China gets this technology in several ways. First, through direct espionage. Only 29% of these operations target military secrets. The rest focus on industrial and commercial tech: manufacturing methods, chemical formulas, blueprints. Espionage alone accounts for roughly $180 billion in losses each year.
Second, through counterfeiting. According to the Organisation for Economic Co-operation and Development, 60% of all counterfeit goods sold worldwide come from China. In the U.S., that number rises to 87%. Counterfeiting costs U.S. businesses up to $291 billion per year.
Third, through piracy on Chinese e-commerce platforms. The United States Trade Representative reports that American rights-holders lose billions thanks to widespread digital theft of films, music, software, books, and branded products. Of the $2.16 trillion in Chinese e-commerce sales in 2024, roughly 40% were pirated or counterfeit. That’s $864 billion in lost profits — just last year.

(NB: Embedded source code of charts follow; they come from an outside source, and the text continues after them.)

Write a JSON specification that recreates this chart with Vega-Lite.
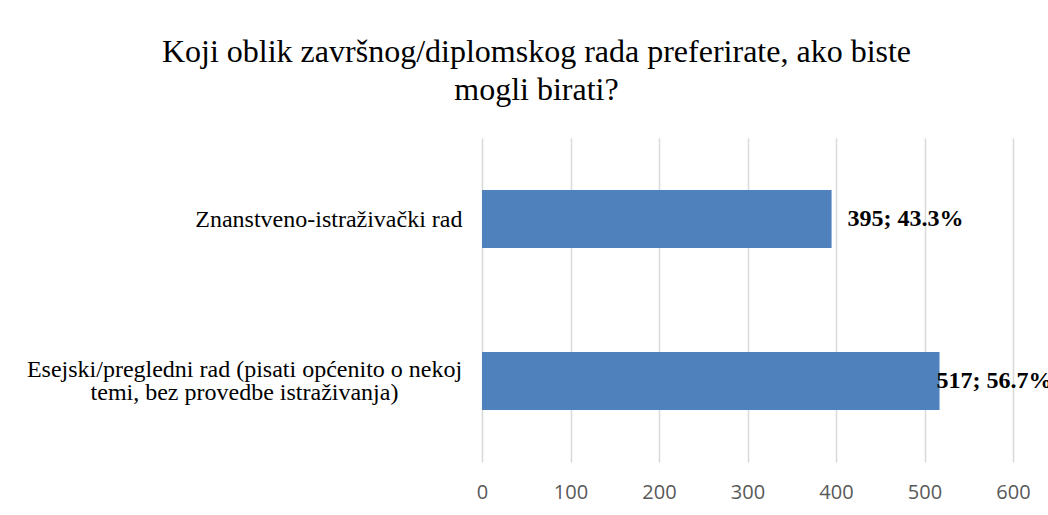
{
  "$schema": "https://vega.github.io/schema/vega-lite/v6.json",
  "width": 531,
  "height": 324,
  "autosize": {"type": "none"},
  "padding": {"left": 482, "top": 138, "right": 35, "bottom": 53},
  "background": "white",
  "title": {
    "text": ["Koji oblik završnog/diplomskog rada preferirate, ako biste", "mogli birati?"],
    "font": "Liberation Serif",
    "fontSize": 32,
    "fontWeight": "normal",
    "color": "black",
    "anchor": "middle",
    "dx": -211,
    "offset": 31,
    "lineHeight": 38
  },
  "config": {"view": {"stroke": null}},
  "data": {
    "values": [
      {"oblik": "Znanstveno-istraživački rad", "broj": 395, "oznaka": "395; 43.3%"},
      {"oblik": "Esejski/pregledni rad (pisati općenito o nekoj temi, bez provedbe istraživanja)", "broj": 517, "oznaka": "517; 56.7%"}
    ]
  },
  "encoding": {
    "y": {
      "field": "oblik",
      "type": "nominal",
      "sort": null,
      "title": null,
      "scale": {"paddingInner": 0.642, "paddingOuter": 0.321},
      "axis": {
        "domain": false,
        "ticks": false,
        "grid": false,
        "labelFont": "Liberation Serif",
        "labelFontSize": 24,
        "labelColor": "black",
        "labelLimit": 0,
        "labelLineHeight": 23,
        "labelExpr": "substring(datum.value, 0, 7) == 'Esejski' ? ['Esejski/pregledni rad (pisati općenito o nekoj', 'temi, bez provedbe istraživanja)'] : datum.value",
        "labelAlign": {"condition": {"test": "substring(datum.value, 0, 7) == 'Esejski'", "value": "center"}, "value": "right"},
        "labelPadding": {"condition": {"test": "substring(datum.value, 0, 7) == 'Esejski'", "value": 238}, "value": 20},
        "labelOffset": {"condition": {"test": "substring(datum.value, 0, 7) == 'Esejski'", "value": -11}, "value": 1}
      }
    }
  },
  "layer": [
    {
      "mark": {"type": "bar", "color": "#4F81BD"},
      "encoding": {
        "x": {
          "field": "broj",
          "type": "quantitative",
          "title": null,
          "scale": {"domain": [0, 600], "nice": false},
          "axis": {
            "values": [0, 100, 200, 300, 400, 500, 600],
            "domain": false,
            "ticks": false,
            "grid": true,
            "gridColor": "#D9D9D9",
            "gridWidth": 1.5,
            "labelFlush": false,
            "labelFont": "Open Sans",
            "labelFontSize": 20,
            "labelColor": "#595959",
            "labelPadding": 20
          }
        }
      }
    },
    {
      "transform": [{"filter": "datum.broj < 500"}],
      "mark": {"type": "text", "align": "left", "baseline": "middle", "dx": 16, "font": "Liberation Serif", "fontSize": 24, "fontWeight": "bold", "color": "black"},
      "encoding": {
        "x": {"field": "broj", "type": "quantitative"},
        "text": {"field": "oznaka"}
      }
    },
    {
      "transform": [{"filter": "datum.broj >= 500"}],
      "mark": {"type": "text", "align": "left", "baseline": "middle", "dx": -3, "font": "Liberation Serif", "fontSize": 24, "fontWeight": "bold", "color": "black"},
      "encoding": {
        "x": {"field": "broj", "type": "quantitative"},
        "text": {"field": "oznaka"}
      }
    }
  ]
}
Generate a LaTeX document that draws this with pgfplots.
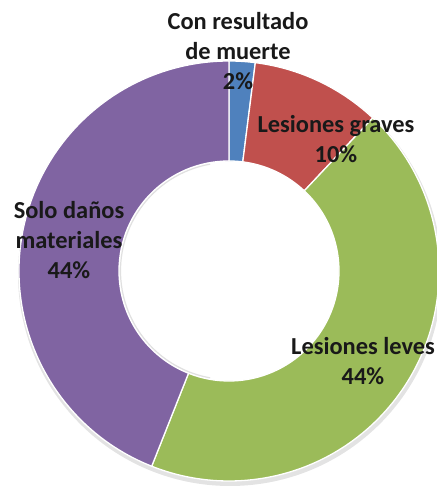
\documentclass[border=0pt]{standalone}
\usepackage{pgfplots}
\pgfplotsset{compat=1.18}
\usepackage{pgfplotstable}
\usepackage{fontspec}
\setmainfont{Carlito}
\definecolor{cA}{HTML}{4F81BD}
\definecolor{cB}{HTML}{C0504D}
\definecolor{cC}{HTML}{9BBB59}
\definecolor{cD}{HTML}{8064A2}
\pgfplotstableread{
name value
muerte 2
graves 10
leves 44
materiales 44
}\slices
\pgfplotstablegetelem{0}{value}\of\slices \let\vA\pgfplotsretval
\pgfplotstablegetelem{1}{value}\of\slices \let\vB\pgfplotsretval
\pgfplotstablegetelem{2}{value}\of\slices \let\vC\pgfplotsretval
\pgfplotstablegetelem{3}{value}\of\slices \let\vD\pgfplotsretval
\pgfmathsetmacro{\tot}{\vA+\vB+\vC+\vD}
\pgfmathsetmacro{\aA}{90}
\pgfmathsetmacro{\aB}{\aA-360*\vA/\tot}
\pgfmathsetmacro{\aC}{\aB-360*\vB/\tot}
\pgfmathsetmacro{\aD}{\aC-360*\vC/\tot}
\pgfmathsetmacro{\aE}{\aD-360*\vD/\tot}
\newcommand{\sector}[3]{%
  \fill[#1, draw=white, line width=1.3pt, line join=round]
    ([shift={(#2:210bp)}]axis cs:229,215) arc[start angle=#2, end angle=#3, radius=210bp]
    -- ([shift={(#3:110bp)}]axis cs:229,215) arc[start angle=#3, end angle=#2, radius=110bp]
    -- cycle;}
\begin{document}
\begin{tikzpicture}
\useasboundingbox (0,0) rectangle (437bp,486bp);
\begin{axis}[at={(0,0)}, anchor=south west,
  width=437bp, height=486bp, scale only axis,
  xmin=0, xmax=437, ymin=0, ymax=486, enlargelimits=false,
  hide axis, clip=false]
\fill[black!18, opacity=0.6] (axis cs:230,212) circle[radius=212bp];
\fill[white] (axis cs:229,215) circle[radius=111bp];
\sector{cA}{\aA}{\aB}
\sector{cB}{\aB}{\aC}
\sector{cC}{\aC}{\aD}
\sector{cD}{\aD}{\aE}
\draw[black!12, line width=1.2pt] ([shift={(100:108.5bp)}]axis cs:229,215) arc[start angle=100, end angle=260, radius=108.5bp];
\begin{scope}[every node/.style={align=center, text=black!90, font=\bfseries\fontsize{24.5}{30.5}\selectfont, inner sep=0pt}]
\node at (axis cs:238,435) {Con resultado\\de muerte\\2\%};
\node at (axis cs:336,347) {Lesiones graves\\10\%};
\node at (axis cs:363,125) {Lesiones leves\\44\%};
\node at (axis cs:69,246) {Solo daños\\materiales\\44\%};
\end{scope}
\end{axis}
\end{tikzpicture}
\end{document}
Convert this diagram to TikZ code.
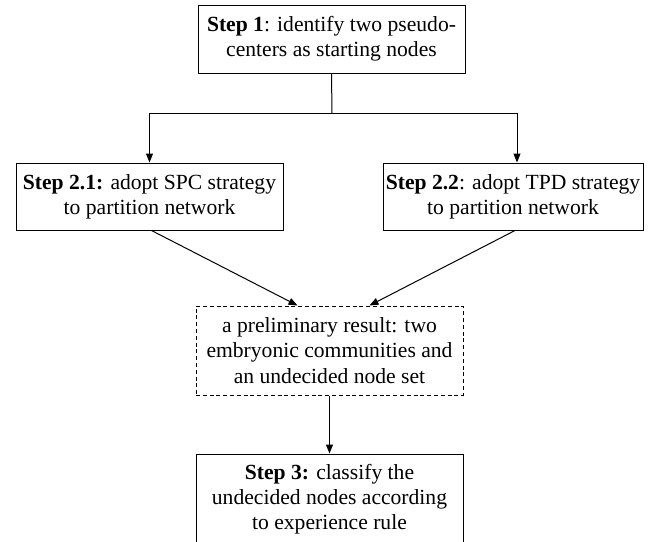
\documentclass[tikz,border=0pt]{standalone}
\usepackage{fontspec}
\setmainfont{Liberation Serif}
\usetikzlibrary{arrows.meta}
\tikzset{
  stepbox/.style={draw, line width=0.5pt, align=center, inner sep=0pt,
    minimum width=133.5pt, minimum height=34pt,
    font=\fontsize{10.8}{12.6}\selectfont},
  resultbox/.style={stepbox, dash pattern=on 2pt off 1.4pt, minimum height=44.5pt},
  flow/.style={line width=0.5pt, -{Triangle[length=4.5pt,width=3.5pt]}}
}
\begin{document}
\begin{tikzpicture}[x=0.5pt,y=-0.5pt]
\useasboundingbox (0,0) rectangle (655,542);
\node[stepbox] (step1) at (331.5,39) {\textbf{Step 1}: identify two pseudo-\\centers as starting nodes};
\node[stepbox, minimum height=33.5pt] (step21) at (149.5,196.5) {\textbf{Step 2.1:} adopt SPC strategy\\to partition network};
\node[stepbox, minimum height=33.5pt, minimum width=130pt] (step22) at (513,196.5) {\textbf{Step 2.2}: adopt TPD strategy\\to partition network};
\node[resultbox] (result) at (329.5,350.5) {a preliminary result: two\\embryonic communities and\\an undecided node set};
\node[stepbox, minimum height=45pt] (step3) at (329.5,499) {\textbf{Step 3:} classify the\\undecided nodes according\\to experience rule};
% connectors
\coordinate (split) at (332,113);
\draw[line width=0.5pt] (step1.south) -- (split);
\draw[flow] (split) -| (step21.north);
\draw[flow] (split) -| ([xshift=2pt]step22.north);
\draw[flow] ([xshift=1pt]step21.south) -- ([xshift=-16pt]result.north);
\draw[flow] ([xshift=1pt]step22.south) -- ([xshift=20pt]result.north);
\draw[flow] (result.south) -- (step3.north);
\end{tikzpicture}
\end{document}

Americans deserve to benefit from their own labor and ingenuity. But China continues to loot our IP with impunity, and our leaders let it happen.
The golden goose gets gutted
Beyond outright theft, China siphons off American technology through strategic corporate acquisitions and forced technology transfers.

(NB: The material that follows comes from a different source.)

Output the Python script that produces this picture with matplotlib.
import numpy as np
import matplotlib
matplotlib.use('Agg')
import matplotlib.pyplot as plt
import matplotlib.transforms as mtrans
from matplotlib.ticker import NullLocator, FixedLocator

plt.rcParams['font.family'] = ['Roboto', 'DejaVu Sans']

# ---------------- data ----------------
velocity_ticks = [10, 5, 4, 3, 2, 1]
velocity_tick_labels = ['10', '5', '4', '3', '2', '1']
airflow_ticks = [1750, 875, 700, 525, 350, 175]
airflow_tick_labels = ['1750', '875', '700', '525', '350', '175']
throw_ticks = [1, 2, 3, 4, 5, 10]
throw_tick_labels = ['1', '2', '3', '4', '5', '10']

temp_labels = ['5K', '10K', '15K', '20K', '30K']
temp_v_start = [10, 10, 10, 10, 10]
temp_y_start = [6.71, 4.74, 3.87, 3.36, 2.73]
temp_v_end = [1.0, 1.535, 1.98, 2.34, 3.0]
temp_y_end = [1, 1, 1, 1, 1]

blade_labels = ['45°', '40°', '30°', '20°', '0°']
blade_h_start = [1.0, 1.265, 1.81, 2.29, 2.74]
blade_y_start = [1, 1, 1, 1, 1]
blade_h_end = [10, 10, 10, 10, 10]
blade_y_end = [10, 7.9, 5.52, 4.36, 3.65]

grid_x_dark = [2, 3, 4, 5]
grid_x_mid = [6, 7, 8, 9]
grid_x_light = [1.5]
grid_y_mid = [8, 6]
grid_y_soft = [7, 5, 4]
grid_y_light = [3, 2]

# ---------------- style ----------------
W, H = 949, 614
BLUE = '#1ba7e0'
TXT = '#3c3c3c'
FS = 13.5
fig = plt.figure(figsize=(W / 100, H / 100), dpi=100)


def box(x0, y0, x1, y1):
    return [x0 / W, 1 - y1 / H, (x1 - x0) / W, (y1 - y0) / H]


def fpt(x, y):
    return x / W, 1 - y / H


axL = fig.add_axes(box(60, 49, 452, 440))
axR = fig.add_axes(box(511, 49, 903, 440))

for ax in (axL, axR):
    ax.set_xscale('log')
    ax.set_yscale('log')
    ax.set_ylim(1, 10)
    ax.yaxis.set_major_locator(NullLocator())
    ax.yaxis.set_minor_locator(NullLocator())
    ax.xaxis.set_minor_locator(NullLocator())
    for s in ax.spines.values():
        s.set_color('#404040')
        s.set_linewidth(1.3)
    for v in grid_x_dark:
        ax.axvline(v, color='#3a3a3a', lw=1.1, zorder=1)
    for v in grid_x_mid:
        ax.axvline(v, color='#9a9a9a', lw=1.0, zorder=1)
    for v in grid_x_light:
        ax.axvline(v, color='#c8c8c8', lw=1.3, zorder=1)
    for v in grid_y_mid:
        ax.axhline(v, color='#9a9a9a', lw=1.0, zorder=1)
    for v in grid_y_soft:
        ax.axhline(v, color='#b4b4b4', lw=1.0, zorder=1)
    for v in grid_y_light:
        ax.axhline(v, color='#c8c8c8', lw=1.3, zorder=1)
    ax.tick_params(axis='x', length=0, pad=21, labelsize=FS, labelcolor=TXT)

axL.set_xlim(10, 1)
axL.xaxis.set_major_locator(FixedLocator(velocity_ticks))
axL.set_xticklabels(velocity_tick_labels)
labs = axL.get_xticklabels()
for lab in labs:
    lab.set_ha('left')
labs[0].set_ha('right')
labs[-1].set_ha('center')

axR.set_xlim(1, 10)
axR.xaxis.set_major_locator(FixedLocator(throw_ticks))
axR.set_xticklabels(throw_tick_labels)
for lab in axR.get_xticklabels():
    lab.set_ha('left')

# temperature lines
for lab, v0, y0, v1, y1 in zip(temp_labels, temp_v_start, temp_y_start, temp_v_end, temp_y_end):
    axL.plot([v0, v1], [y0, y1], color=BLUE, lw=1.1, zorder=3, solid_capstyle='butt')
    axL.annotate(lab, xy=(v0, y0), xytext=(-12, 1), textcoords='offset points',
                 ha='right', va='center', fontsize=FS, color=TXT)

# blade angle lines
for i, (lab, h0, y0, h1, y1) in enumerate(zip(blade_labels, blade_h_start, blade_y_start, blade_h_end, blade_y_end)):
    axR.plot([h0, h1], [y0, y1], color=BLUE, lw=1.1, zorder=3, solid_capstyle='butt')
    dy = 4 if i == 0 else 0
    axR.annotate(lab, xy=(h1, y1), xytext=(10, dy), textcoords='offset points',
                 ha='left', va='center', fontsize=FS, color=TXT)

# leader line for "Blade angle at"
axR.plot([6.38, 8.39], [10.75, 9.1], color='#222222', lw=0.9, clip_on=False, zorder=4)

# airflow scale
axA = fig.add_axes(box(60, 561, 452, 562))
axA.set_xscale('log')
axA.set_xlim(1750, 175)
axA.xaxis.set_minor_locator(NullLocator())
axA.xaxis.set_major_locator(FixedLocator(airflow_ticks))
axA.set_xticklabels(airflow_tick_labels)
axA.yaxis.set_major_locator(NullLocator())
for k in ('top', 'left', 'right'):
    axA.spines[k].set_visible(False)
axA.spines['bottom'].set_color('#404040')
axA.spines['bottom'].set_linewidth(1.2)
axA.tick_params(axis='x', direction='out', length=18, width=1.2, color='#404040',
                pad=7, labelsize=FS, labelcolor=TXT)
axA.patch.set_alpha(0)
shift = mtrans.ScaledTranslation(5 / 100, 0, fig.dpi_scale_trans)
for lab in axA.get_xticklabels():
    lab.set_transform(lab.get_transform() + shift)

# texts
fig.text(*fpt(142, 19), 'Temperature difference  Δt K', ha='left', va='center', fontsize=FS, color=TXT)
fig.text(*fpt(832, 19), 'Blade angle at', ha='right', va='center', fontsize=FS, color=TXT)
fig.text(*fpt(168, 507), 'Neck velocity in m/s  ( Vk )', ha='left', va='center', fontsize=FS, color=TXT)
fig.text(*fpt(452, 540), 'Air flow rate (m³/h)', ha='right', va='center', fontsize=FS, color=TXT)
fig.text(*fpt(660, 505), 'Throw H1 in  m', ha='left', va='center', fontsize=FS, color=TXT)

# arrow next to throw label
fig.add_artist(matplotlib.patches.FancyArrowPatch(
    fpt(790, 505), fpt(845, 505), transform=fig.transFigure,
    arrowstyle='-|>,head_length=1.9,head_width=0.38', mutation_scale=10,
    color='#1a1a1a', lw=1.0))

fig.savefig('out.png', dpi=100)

The U.S. runs a trade deficit with China of more than $300 billion annually. To cover it, we sell assets — ownership stakes in American companies. Chinese investors target U.S. tech and industrial firms, acquire shares, then funnel proprietary information back to China. Once the intellectual property is transferred, they sell off their holdings.
Technically legal. Strategically disastrous.

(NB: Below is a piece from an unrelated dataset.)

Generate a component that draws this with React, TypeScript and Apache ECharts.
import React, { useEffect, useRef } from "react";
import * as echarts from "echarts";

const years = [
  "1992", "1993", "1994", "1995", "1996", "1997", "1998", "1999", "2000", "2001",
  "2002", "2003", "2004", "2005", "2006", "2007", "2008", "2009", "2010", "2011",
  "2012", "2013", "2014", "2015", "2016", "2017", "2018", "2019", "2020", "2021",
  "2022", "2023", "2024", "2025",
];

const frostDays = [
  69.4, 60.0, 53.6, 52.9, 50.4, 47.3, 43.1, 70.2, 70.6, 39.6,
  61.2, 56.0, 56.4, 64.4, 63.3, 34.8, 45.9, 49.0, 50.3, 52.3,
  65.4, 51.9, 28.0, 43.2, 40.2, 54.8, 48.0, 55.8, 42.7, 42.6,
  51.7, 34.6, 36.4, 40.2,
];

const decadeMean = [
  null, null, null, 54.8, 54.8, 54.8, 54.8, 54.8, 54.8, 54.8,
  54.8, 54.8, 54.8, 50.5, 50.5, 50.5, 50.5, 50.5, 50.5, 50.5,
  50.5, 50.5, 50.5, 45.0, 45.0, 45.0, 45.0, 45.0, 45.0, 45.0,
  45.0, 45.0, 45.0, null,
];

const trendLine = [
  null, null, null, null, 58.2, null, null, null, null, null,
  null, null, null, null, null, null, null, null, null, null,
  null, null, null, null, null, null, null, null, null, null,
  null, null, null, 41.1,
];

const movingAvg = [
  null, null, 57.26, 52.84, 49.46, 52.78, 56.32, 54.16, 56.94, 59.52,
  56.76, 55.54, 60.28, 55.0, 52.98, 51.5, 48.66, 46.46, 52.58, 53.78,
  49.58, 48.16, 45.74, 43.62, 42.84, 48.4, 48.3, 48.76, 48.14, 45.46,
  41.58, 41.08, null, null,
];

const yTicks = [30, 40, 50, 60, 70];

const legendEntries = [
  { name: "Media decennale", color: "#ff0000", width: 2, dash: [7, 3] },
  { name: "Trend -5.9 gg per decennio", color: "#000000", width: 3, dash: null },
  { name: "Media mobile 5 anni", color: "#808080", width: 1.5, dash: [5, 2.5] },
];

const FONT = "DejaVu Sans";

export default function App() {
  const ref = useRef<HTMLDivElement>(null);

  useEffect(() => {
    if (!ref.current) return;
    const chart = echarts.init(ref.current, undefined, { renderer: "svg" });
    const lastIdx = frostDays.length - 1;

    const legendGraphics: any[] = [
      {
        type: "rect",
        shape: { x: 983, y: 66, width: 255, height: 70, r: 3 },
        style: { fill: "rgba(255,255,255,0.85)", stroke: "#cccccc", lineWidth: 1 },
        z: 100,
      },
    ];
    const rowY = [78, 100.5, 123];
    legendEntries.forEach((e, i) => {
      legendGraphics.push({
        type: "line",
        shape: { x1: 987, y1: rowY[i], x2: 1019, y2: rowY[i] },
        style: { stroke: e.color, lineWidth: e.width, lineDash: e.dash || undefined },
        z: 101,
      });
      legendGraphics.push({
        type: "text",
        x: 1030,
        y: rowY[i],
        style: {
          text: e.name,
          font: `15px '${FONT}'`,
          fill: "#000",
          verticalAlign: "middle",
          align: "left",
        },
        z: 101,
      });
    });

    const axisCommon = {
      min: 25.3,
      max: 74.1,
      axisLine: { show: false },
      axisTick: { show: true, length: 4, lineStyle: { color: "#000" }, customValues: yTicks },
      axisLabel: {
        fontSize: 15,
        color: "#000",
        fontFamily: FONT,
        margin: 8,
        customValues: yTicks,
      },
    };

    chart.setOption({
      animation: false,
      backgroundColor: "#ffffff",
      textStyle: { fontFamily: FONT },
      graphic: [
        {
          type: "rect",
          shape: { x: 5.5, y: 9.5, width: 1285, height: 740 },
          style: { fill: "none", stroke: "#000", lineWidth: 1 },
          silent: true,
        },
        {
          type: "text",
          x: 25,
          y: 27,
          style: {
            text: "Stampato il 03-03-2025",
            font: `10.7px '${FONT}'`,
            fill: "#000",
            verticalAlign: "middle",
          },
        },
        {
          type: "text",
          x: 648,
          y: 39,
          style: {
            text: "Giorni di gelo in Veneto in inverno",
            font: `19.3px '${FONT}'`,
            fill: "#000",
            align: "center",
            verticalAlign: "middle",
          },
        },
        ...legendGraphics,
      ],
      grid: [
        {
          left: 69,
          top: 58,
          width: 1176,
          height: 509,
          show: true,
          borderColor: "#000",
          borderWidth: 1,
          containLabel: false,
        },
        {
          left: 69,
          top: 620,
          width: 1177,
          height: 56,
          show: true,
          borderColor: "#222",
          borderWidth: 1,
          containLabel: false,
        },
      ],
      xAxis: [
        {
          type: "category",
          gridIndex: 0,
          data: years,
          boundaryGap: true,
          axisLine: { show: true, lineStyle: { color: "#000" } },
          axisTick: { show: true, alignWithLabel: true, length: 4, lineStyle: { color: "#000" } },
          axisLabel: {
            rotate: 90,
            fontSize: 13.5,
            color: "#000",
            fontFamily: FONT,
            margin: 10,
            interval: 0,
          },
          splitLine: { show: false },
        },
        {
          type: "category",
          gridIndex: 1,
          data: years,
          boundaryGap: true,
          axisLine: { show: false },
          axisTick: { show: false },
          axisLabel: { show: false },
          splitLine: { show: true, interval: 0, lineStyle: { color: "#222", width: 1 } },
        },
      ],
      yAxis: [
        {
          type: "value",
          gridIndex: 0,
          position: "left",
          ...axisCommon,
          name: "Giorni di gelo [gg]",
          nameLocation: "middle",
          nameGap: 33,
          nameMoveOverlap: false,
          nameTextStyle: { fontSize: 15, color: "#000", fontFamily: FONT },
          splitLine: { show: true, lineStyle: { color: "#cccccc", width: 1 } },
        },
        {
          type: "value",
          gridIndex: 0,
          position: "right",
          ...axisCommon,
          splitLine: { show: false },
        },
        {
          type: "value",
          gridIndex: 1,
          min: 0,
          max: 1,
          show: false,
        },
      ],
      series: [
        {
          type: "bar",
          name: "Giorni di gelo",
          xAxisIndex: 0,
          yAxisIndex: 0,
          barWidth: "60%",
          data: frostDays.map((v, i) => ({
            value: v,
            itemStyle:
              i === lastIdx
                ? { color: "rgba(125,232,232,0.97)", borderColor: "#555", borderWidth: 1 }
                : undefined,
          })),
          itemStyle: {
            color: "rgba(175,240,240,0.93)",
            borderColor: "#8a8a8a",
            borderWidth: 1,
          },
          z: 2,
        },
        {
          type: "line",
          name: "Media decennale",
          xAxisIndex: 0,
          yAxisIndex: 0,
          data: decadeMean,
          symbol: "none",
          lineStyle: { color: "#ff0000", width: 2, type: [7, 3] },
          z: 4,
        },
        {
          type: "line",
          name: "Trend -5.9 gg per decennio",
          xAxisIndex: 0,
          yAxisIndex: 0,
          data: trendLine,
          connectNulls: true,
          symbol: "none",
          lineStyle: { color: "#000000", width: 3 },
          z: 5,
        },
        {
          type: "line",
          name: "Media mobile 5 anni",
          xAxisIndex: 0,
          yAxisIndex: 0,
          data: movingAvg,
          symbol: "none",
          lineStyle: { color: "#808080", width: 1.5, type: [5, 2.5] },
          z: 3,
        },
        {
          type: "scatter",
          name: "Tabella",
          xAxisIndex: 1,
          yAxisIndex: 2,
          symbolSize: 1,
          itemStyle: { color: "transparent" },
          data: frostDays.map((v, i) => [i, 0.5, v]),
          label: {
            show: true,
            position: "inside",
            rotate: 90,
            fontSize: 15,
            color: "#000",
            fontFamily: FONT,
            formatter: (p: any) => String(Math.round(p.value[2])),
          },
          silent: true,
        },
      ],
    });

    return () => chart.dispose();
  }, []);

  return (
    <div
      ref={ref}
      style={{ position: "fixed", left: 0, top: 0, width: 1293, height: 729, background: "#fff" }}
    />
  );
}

China also compels U.S. companies to “partner” with Chinese firms when setting up operations inside the country. The Chinese side runs daily operations and learns the ropes. In exchange, Americans share their tech. Eventually, the Chinese copy the technology, replicate the products, and compete directly with the very companies that taught them.
That’s how Huawei rose to prominence. The company reverse-engineered American products, then used its home-field advantage to grow into the world’s third-largest smartphone maker.
China’s strategy works. And American businesses, addicted to short-term profits, keep falling for it. The consequences aren’t just economic — they’re geopolitical. This is how the CCP turned a rural backwater into a peer competitor.
Trump is the first president in half a century to take trade seriously. But tariffs alone won’t fix this. As I argue in my book “Reshore,” the only way to win this fight is to bring America’s factories home. Reshoring means economic independence. It also cuts off China’s access to the technology they’ve been stealing for decades.
Until then, we’re funding our own decline.